Algolia搜索配置方法

mx-space的文档中有比较详细的配置教程，其他博客框架可能大同小异。

索引大小限制

很不幸，在根据文档配置完后，log中报错了：

16:40:40  ERROR   [AlgoliaSearch]  algolia 推送错误
16:40:40  ERROR   [Event]  Record at the position 10 objectID=xxxxxxxx is too big size=12097/10000 bytes. Please have a look at
  https://www.algolia.com/doc/guides/sending-and-managing-data/prepare-your-data/in-depth/index-and-records-size-and-usage-limitations/#record-size-limits

出错原因也很明确，有一篇博客太长了，而免费的Algolia每条数据仅有10KB。对于我这种想白嫖的人怎么能忍，马上想办法解决。

解决方案

思路

对于mx-space来说，可以配置API Token后从/api/v2/search/algolia/import-json获取到手动提交到Algolia索引的json文件。
其中是一个包含了posts, pages和notes的列表，示例数据如下：

{
  "title": "南京大学IPv4地址范围",
  "text": "# 动机\n\n<details>\n<summary>动机来自于搭建的网页。由于校内和公网都有搭建....",
  "slug": "nju-ipv4",
  "categoryId": "abcdefg",
  "category": {
  "_id": "abcdefg",
  "name": "其他",
  "slug": "others",
  "id": "abcdefg"
  },
  "id": "1234567",
  "objectID": "1234567",
  "type": "post"
},

其中objectID比较关键，提交给Algolia的必须唯一。

这里我能想到的思路便是分页，将有过长text的文章切分，同时修改objectID不就可以了？！（显然，此时并没有想到问题的严重性）
另外我的一些页面里会写<style>和<script>，这部分也可以直接使用正则匹配删掉。
于是有了如下Python代码，编辑从上述接口下载的json并提交给Algolia。

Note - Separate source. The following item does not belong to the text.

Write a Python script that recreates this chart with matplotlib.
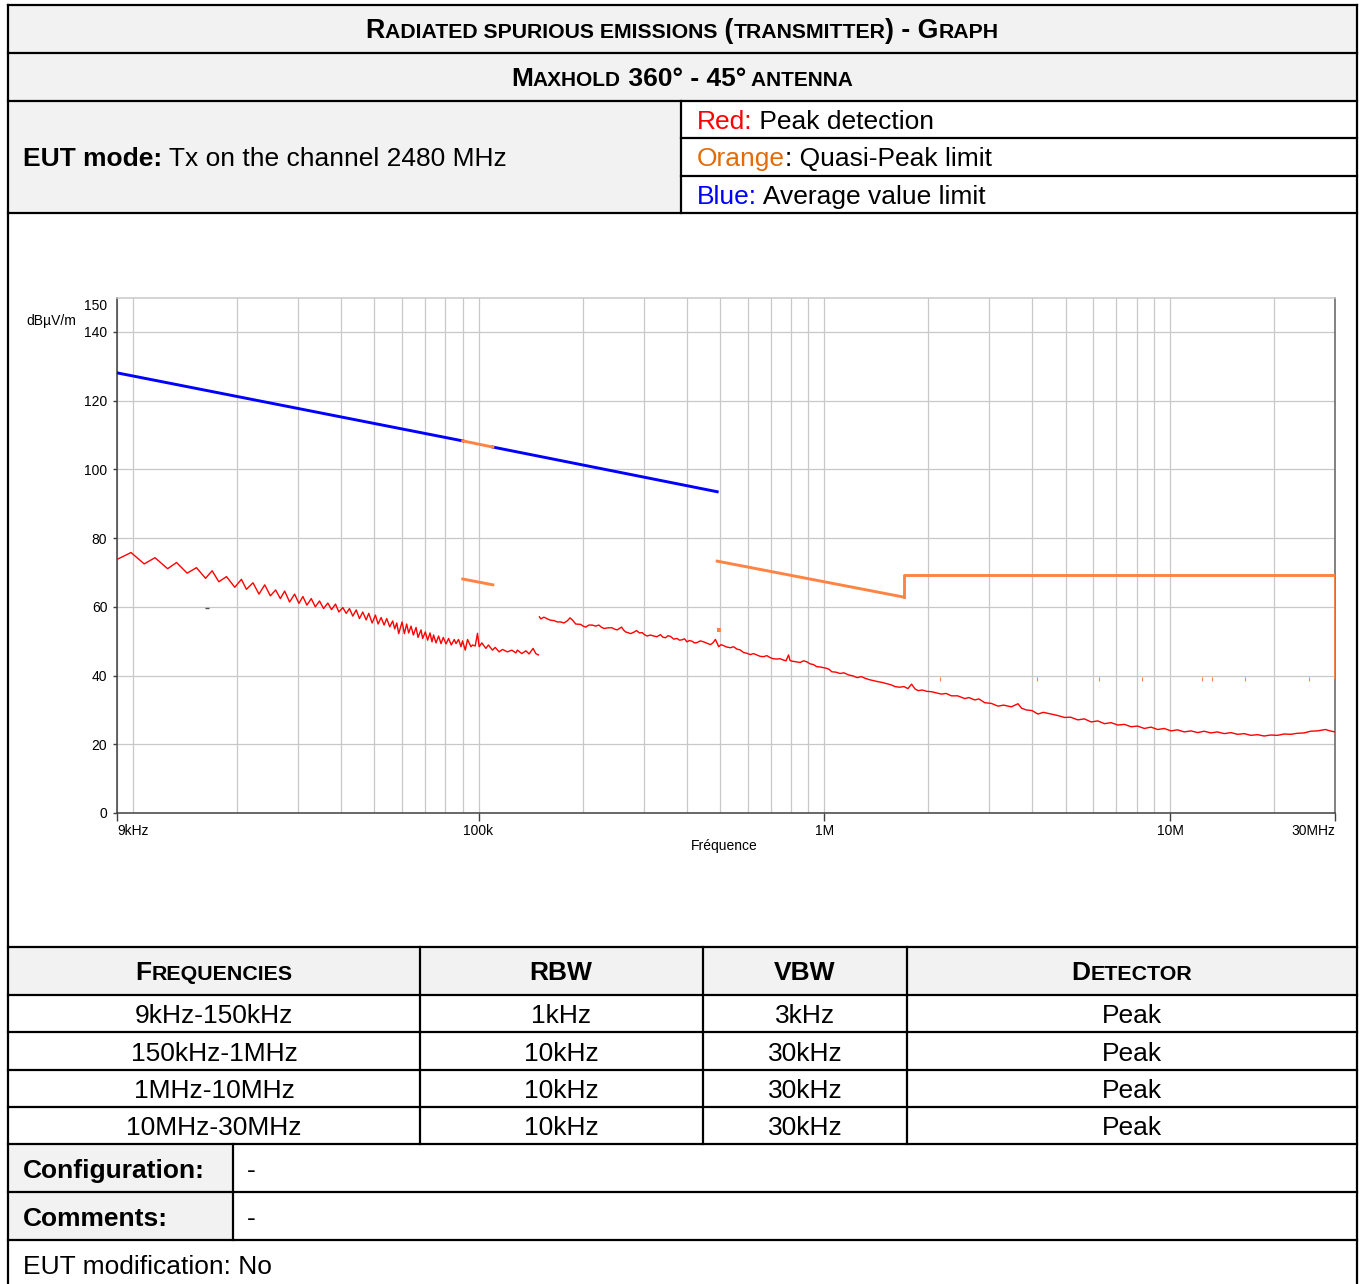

from algoliasearch.search.client import SearchClientSync
import requests
import json
import math
import os
from copy import deepcopy
import re

MAXSIZE = 9990
APPID = "..."
APPKey = "..."
MXSPACETOKEN = "..."
url = "https://www.do1e.cn/api/v2/search/algolia/import-json"
headers = {
  "Authorization": MXSPACETOKEN,
  "User-Agent": "Mozilla/5.0 (Windows NT 10.0; Win64; x64) AppleWebKit/537.36 (KHTML, like Gecko) Chrome/131.0.0.0 Safari/537.36 Edg/131.0.0.0",
}

ret = requests.get(url, headers=headers)
ret = ret.json()
with open("data.json", "w", encoding="utf-8") as f:
  json.dump(ret, f, ensure_ascii=False, indent=2)
to_push = []

def json_length(item):
  content = json.dumps(item, ensure_ascii=False).encode("utf-8")
  return len(content)

def right_text(text):
  try:
    text.decode("utf-8")
    return True
  except:
    return False

def cut_json(item):
  length = json_length(item)
  text_length = len(item["text"].encode("utf-8"))
  # 计算切分份数
  n = math.ceil(text_length / (MAXSIZE - length + text_length))
  start = 0
  text_content = item["text"].encode("utf-8")
  for i in range(n):
    new_item = deepcopy(item)
    new_item["objectID"] = f"{item['objectID']}_{i}"
    end = start + text_length // n
    # 切分时要注意确保能被正确解码（中文占2个字节）
    while not right_text(text_content[start:end]):
      end -= 1
    new_item["text"] = text_content[start:end].decode("utf-8")
    start = end
    to_push.append(new_item)

for item in ret:
  # 删除style和script标签
  item["text"] = re.sub(r"<style.*?>.*?</style>", "", item["text"], flags=re.DOTALL)
  item["text"] = re.sub(r"<script.*?>.*?</script>", "", item["text"], flags=re.DOTALL)
  if json_length(item) > MAXSIZE: # 超过限制，切分
    print(f"{item['title']} is too large, cut it")
    cut_json(item)
  else: # 没超限制也修改objectID以保持一致性
    item["objectID"] = f"{item['objectID']}_0"
    to_push.append(item)

with open("topush.json", "w", encoding="utf-8") as f:
  json.dump(to_push, f, ensure_ascii=False, indent=2)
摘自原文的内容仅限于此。